<-Concerning Television and the Many Measures of My Worth |Main|Random Thoughts on a Boring Day->

Class Simulblog

January 23, 2007 1:32 PM

h. My. God. So far, this class has been off to the most ridiculous start ever, so I'm giong to attempt a simulblog. Since I don't hate any of the people in the class (yet), I think I might be able to post this.

1:34--Ok, we're doing the clicker test. Thanks to the miracle of technology, we now know that there are a lot of 1Ls in the class. That brings us to the other point--there are a lot of 1Ls in the class. Oh, yeah, she just said "I think you benefit from having something to do with your hands once in a while."

1:36--The clicker quizes are not part of the grade, read: I won't be getting the clicker.

1:40--She just explained to us that people learn in myriad ways. Woo.

1:41--Why do we study Constitutional Law? A 3L pipes up and points out that it's the foundation of our government and our law. Which explains why she and the other second-semester 3Ls, like me, are taking this class now. Then, one of the 1Ls chooses to identify herself as such by giving some long-winded explanation about how the Constitution is the roadmap to our freedom or some such crap. And she gets shot down.

1:45--Smoker's cough plus microphone amplification equals bad.

1:48--Awkward silence.

1:49--Awkward silence.

1:50--Awkward silence. Followed by the successful accessing of a webpage.

1:52--Prof is giving us the timeline of formation of the original colonies. No one is writing it down. Not even the 1Ls.

2:01--The Articles of Confederation didn't work. Now we're up to par, educationally speaking, with fourth graders.

2:05--Let's all have a pointless conversation about whether the Constitution is built on a sound legal basis. Yeah, this is going to be productive, especially since, even if all of us agree that the Constitution is illegal, our class (not to mention our profession) will continue along as if the Constitution is, well, the Constitution.

2:27--You can't advance to the next slide until you start the slideshow. "New Slide" will not do it. How many people have to tell her to push F5? Can anyone see the mouse? Oh my god!

After that, nothing interesting happened at all. This class is going to be . . . let's say "interesting."



5 Comments


TheExpat said:

The Constitution was not built on a sound legal basis, not if you asked Britain.

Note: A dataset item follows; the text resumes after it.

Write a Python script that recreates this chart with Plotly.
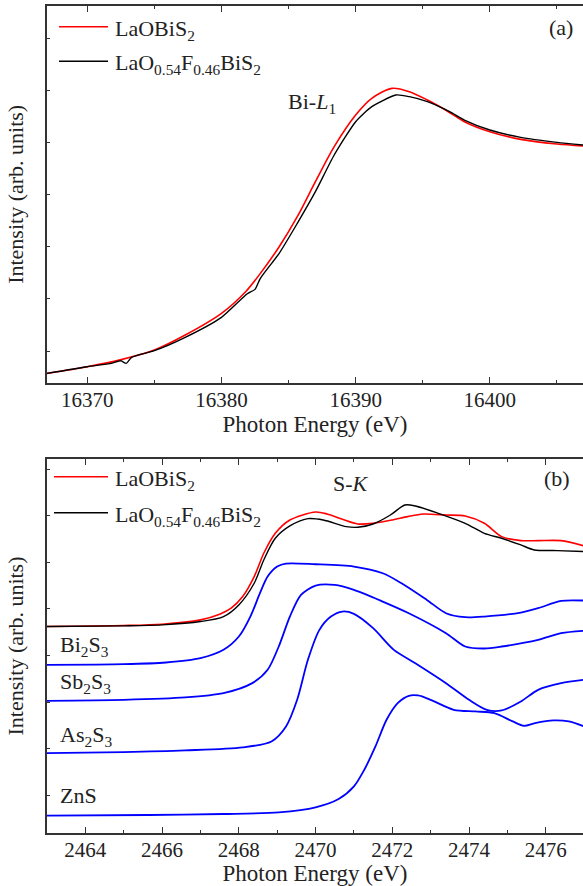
import plotly.graph_objects as go

# ---------------- Panel (a): Bi-L1 edge ----------------
e_a_red = [16367.0, 16370.0, 16372.6, 16375.0, 16377.3, 16380.0, 16381.8, 16382.9, 16384.3,
           16385.65, 16387.0, 16388.4, 16390.0, 16391.2, 16392.7, 16394.0, 16395.35, 16396.7,
           16398.1, 16400.0, 16402.3, 16405.0, 16407.0]
i_a_red = [0.28, 0.48, 0.70, 0.98, 1.43, 2.08, 2.73, 3.28, 4.08, 4.98, 6.03, 7.08, 8.03, 8.53,
           8.83, 8.73, 8.48, 8.18, 7.83, 7.53, 7.30, 7.16, 7.10]

e_a_blk = [16367.0, 16370.0, 16371.8, 16372.5, 16372.9, 16373.3, 16375.0, 16377.3, 16380.0,
           16381.9, 16382.5, 16382.9, 16384.3, 16385.65, 16387.0, 16388.4, 16390.0, 16391.2,
           16393.0, 16394.0, 16395.35, 16397.0, 16398.1, 16400.0, 16402.3, 16405.0, 16407.0]
i_a_blk = [0.28, 0.48, 0.58, 0.66, 0.58, 0.76, 0.96, 1.36, 1.96, 2.66, 2.80, 3.13, 3.88, 4.78,
           5.73, 6.83, 7.83, 8.28, 8.63, 8.58, 8.43, 8.13, 7.88, 7.58, 7.36, 7.21, 7.13]

# ---------------- Panel (b): S-K edge ----------------
e_b_red = [2463.0, 2465.0, 2466.0, 2467.0, 2467.5, 2467.8, 2468.1, 2468.4, 2468.65, 2468.95,
           2469.33, 2470.0, 2470.3, 2470.7, 2471.1, 2471.5, 2472.0, 2472.4, 2472.8, 2473.4,
           2473.9, 2474.4, 2474.85, 2475.35, 2475.8, 2476.4, 2477.0]
i_b_red = [6.20, 6.23, 6.27, 6.40, 6.57, 6.75, 7.10, 7.70, 8.40, 9.00, 9.40, 9.64, 9.58, 9.42,
           9.28, 9.30, 9.40, 9.50, 9.58, 9.55, 9.52, 9.30, 8.90, 8.78, 8.78, 8.78, 8.62]

e_b_blk = [2463.0, 2465.0, 2466.0, 2467.0, 2467.6, 2468.0, 2468.4, 2468.65, 2468.95, 2469.33,
           2469.8, 2470.2, 2470.8, 2471.1, 2471.5, 2471.95, 2472.33, 2472.6, 2473.2, 2473.9,
           2474.4, 2474.85, 2475.35, 2475.7, 2476.3, 2477.0]
i_b_blk = [6.20, 6.22, 6.25, 6.35, 6.50, 6.85, 7.50, 8.20, 8.85, 9.22, 9.44, 9.40, 9.20, 9.18,
           9.28, 9.55, 9.85, 9.82, 9.60, 9.30, 9.00, 8.85, 8.65, 8.50, 8.48, 8.45]

e_bi2s3 = [2463.0, 2465.0, 2466.1, 2467.0, 2467.6, 2468.0, 2468.3, 2468.55, 2468.75, 2469.0,
           2469.23, 2470.0, 2471.0, 2471.75, 2472.24, 2472.9, 2473.4, 2473.9, 2474.4, 2475.35,
           2475.8, 2476.4, 2477.0]
i_bi2s3 = [5.05, 5.07, 5.12, 5.25, 5.50, 5.90, 6.50, 7.20, 7.70, 8.00, 8.09, 8.07, 8.00, 7.80,
           7.50, 7.00, 6.60, 6.48, 6.50, 6.62, 6.75, 6.97, 6.98]

e_sb2s3 = [2463.0, 2465.0, 2466.6, 2467.6, 2468.35, 2468.75, 2469.04, 2469.33, 2469.62, 2470.0,
           2470.5, 2471.0, 2471.75, 2472.43, 2473.4, 2473.9, 2474.4, 2474.85, 2475.8, 2476.4,
           2477.0]
i_sb2s3 = [3.97, 4.00, 4.07, 4.20, 4.50, 4.90, 5.60, 6.50, 7.15, 7.43, 7.45, 7.30, 6.95, 6.60,
           6.00, 5.60, 5.54, 5.60, 5.80, 6.00, 6.07]

e_as2s3 = [2463.0, 2465.0, 2466.6, 2468.1, 2468.85, 2469.23, 2469.52, 2469.8, 2470.1, 2470.4,
           2470.7, 2471.0, 2471.5, 2472.04, 2472.6, 2473.4, 2474.0, 2474.46, 2474.85, 2475.35,
           2475.8, 2476.4, 2477.0]
i_as2s3 = [2.40, 2.43, 2.48, 2.57, 2.75, 3.20, 4.00, 5.20, 6.10, 6.50, 6.65, 6.58, 6.15, 5.50,
           5.10, 4.50, 4.00, 3.70, 3.68, 3.95, 4.30, 4.50, 4.60]

e_zns = [2463.0, 2465.65, 2467.6, 2469.04, 2470.0, 2470.6, 2471.0, 2471.27, 2471.56, 2471.85,
         2472.14, 2472.43, 2472.67, 2473.0, 2473.6, 2474.17, 2474.66, 2475.14, 2475.43, 2475.72,
         2476.2, 2476.6, 2477.0]
i_zns = [0.52, 0.54, 0.57, 0.62, 0.77, 1.02, 1.40, 1.90, 2.60, 3.40, 3.90, 4.12, 4.13, 4.00,
         3.70, 3.65, 3.60, 3.35, 3.22, 3.30, 3.38, 3.35, 3.20]

ref_names = ["Bi<sub>2</sub>S<sub>3</sub>", "Sb<sub>2</sub>S<sub>3</sub>",
             "As<sub>2</sub>S<sub>3</sub>", "ZnS"]
ref_label_y = [5.62, 4.49, 2.92, 1.12]
legend_names = ["LaOBiS<sub>2</sub>", "LaO<sub>0.54</sub>F<sub>0.46</sub>BiS<sub>2</sub>"]

xrange_a = [16367, 16406.94]
xrange_b = [2463, 2476.97]
yrange_a = [0, 11.30]
yrange_b = [0, 11.23]

FONT = "Liberation Serif"
TXT = "#222222"
AX = "#333333"
RED = "#ff0000"
BLK = "#000000"
BLUE = "#0000ff"

fig = go.Figure()
fig.add_trace(go.Scatter(x=e_a_red, y=i_a_red, mode="lines", name=legend_names[0],
                         line=dict(color=RED, width=1.6, shape="spline", smoothing=0.8),
                         xaxis="x", yaxis="y", showlegend=False))
fig.add_trace(go.Scatter(x=e_a_blk, y=i_a_blk, mode="lines", name=legend_names[1],
                         line=dict(color=BLK, width=1.4, shape="spline", smoothing=0.6),
                         xaxis="x", yaxis="y", showlegend=False))
fig.add_trace(go.Scatter(x=e_b_red, y=i_b_red, mode="lines", name=legend_names[0],
                         line=dict(color=RED, width=1.6, shape="spline", smoothing=0.8),
                         xaxis="x2", yaxis="y2", showlegend=False))
fig.add_trace(go.Scatter(x=e_b_blk, y=i_b_blk, mode="lines", name=legend_names[1],
                         line=dict(color=BLK, width=1.4, shape="spline", smoothing=0.8),
                         xaxis="x2", yaxis="y2", showlegend=False))
for ex, iy, nm in zip([e_bi2s3, e_sb2s3, e_as2s3, e_zns], [i_bi2s3, i_sb2s3, i_as2s3, i_zns], ref_names):
    fig.add_trace(go.Scatter(x=ex, y=iy, mode="lines", name=nm,
                             line=dict(color=BLUE, width=1.8, shape="spline", smoothing=0.8),
                             xaxis="x2", yaxis="y2", showlegend=False))

axis_common = dict(showline=True, linecolor=AX, linewidth=1.5, ticks="inside",
                   tickcolor=AX, tickwidth=1.2, showgrid=False, zeroline=False,
                   tickfont=dict(family=FONT, size=21, color=TXT))

fig.update_layout(
    width=583, height=886,
    margin=dict(l=47, r=0, t=6, b=53),
    paper_bgcolor="white", plot_bgcolor="white",
    font=dict(family=FONT, size=21, color=TXT),
    xaxis=dict(**axis_common, domain=[0, 1], anchor="y", range=xrange_a, mirror="ticks",
               tick0=16370, dtick=10, ticklen=6, tickformat="d", ticklabelstandoff=-3,
               minor=dict(ticks="inside", dtick=5, ticklen=3, tickcolor=AX, tickwidth=1.2),
               title=dict(text="Photon Energy (eV)", font=dict(family=FONT, size=23, color=TXT),
                          standoff=2)),
    yaxis=dict(**axis_common, domain=[0.5445, 1], anchor="x", range=yrange_a, mirror=False,
               tick0=0.95, dtick=1.563, ticklen=3, showticklabels=False,
               title=dict(text="Intensity (arb. units)", font=dict(family=FONT, size=22, color=TXT),
                          standoff=16)),
    xaxis2=dict(**axis_common, domain=[0, 1], anchor="y2", range=xrange_b, mirror="ticks",
                tick0=2464, dtick=2, ticklen=6, tickformat="d", ticklabelstandoff=-3,
                minor=dict(ticks="inside", dtick=1, ticklen=3, tickcolor=AX, tickwidth=1.2),
                title=dict(text="Photon Energy (eV)", font=dict(family=FONT, size=23, color=TXT),
                           standoff=2)),
    yaxis2=dict(**axis_common, domain=[0, 0.4522], anchor="x2", range=yrange_b, mirror=False,
                tick0=1.13, dtick=1.40, ticklen=3, showticklabels=False,
                title=dict(text="Intensity (arb. units)", font=dict(family=FONT, size=22, color=TXT),
                           standoff=16)),
)

ann = []
# panel labels and edge labels
ann.append(dict(text="(a)", x=16405.3, y=10.67, xref="x", yref="y", showarrow=False,
                font=dict(family=FONT, size=22, color=TXT), xanchor="center", yanchor="middle"))
ann.append(dict(text="Bi-<i>L</i><sub>1</sub>", x=16384.8, y=8.38, xref="x", yref="y", showarrow=False,
                font=dict(family=FONT, size=22, color=TXT), xanchor="left", yanchor="middle"))
ann.append(dict(text="(b)", x=2476.3, y=10.66, xref="x2", yref="y2", showarrow=False,
                font=dict(family=FONT, size=22, color=TXT), xanchor="center", yanchor="middle"))
ann.append(dict(text="S-<i>K</i>", x=2470.93, y=10.51, xref="x2", yref="y2", showarrow=False,
                font=dict(family=FONT, size=22, color=TXT), xanchor="center", yanchor="middle"))
for nm, yy in zip(ref_names, ref_label_y):
    ann.append(dict(text=nm, x=2463.29, y=yy, xref="x2", yref="y2", showarrow=False,
                    font=dict(family=FONT, size=22, color=TXT), xanchor="left", yanchor="middle"))

# legends (swatch lines + labels) for each panel
shapes = []
leg_specs = [("x", "y", [0.945, 0.853], 0.0224), ("x2", "y2", [0.9527, 0.8565], 0.0131)]
for xr, yr, ys, x0 in leg_specs:
    for nm, col, yy in zip(legend_names, [RED, BLK], ys):
        shapes.append(dict(type="line", xref=f"{xr} domain", yref=f"{yr} domain",
                           x0=x0, x1=0.1138, y0=yy, y1=yy, line=dict(color=col, width=1.5)))
        ann.append(dict(text=nm, x=0.1239, y=yy - 0.008, xref=f"{xr} domain", yref=f"{yr} domain",
                        showarrow=False, font=dict(family=FONT, size=22, color=TXT),
                        xanchor="left", yanchor="middle"))

fig.update_layout(annotations=ann, shapes=shapes)
fig.write_html("out.html", config={"displayModeBar": False},
               post_script="document.body.style.margin='0';document.body.style.overflow='hidden';")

They had to kill alot of Indians, French people and Hessian mercenaries so the forefathers could keep on having slaves. Then, when they asked them to foot the bill, they all got up and shouted, "Bluhbluhblahbluhblah" in their most jowliest of voices before rousing the impoverished populace to defend their rights. What rights? Why, the rights big land owners all had to avoid their taxes, that's what! Then after their rebellion worked they all to scramble to look more legitimate-like before the whole colonial union fell to pieces. And hey! What a great idea they finally all agreed to. At least on paper, that is.

But hey, not that I'm not grateful. Thanks founding fathers for the Constipatushun, I just hope we learn to use it properly before it's relegated to emergency toilet paper in some toilet adjacent to the Oval Office.




The Expat said:

Toilet, toilet, toilet.




Anonymouse said:

I'm not sure that The Expat's language would fly under Skank.




RPM said:

Hey, if you ever simulblog again, you will invite comparisons to another law blog you don't care for.

Anyway, x-tina says she has a clicker if you are interested in having one without paying for it. Cough. Cough.




TheExpat said:

Skank? Who is this Skank that you speak of? All I can think is that she must be pretty important in the skanking community to warrant both capitalization and italics. And furthermore, why would I want to fly under one? Sounds like a person could contract VD quite easily doing things like that.
In all, I am glad that my language cannot fly under this Skank of yours.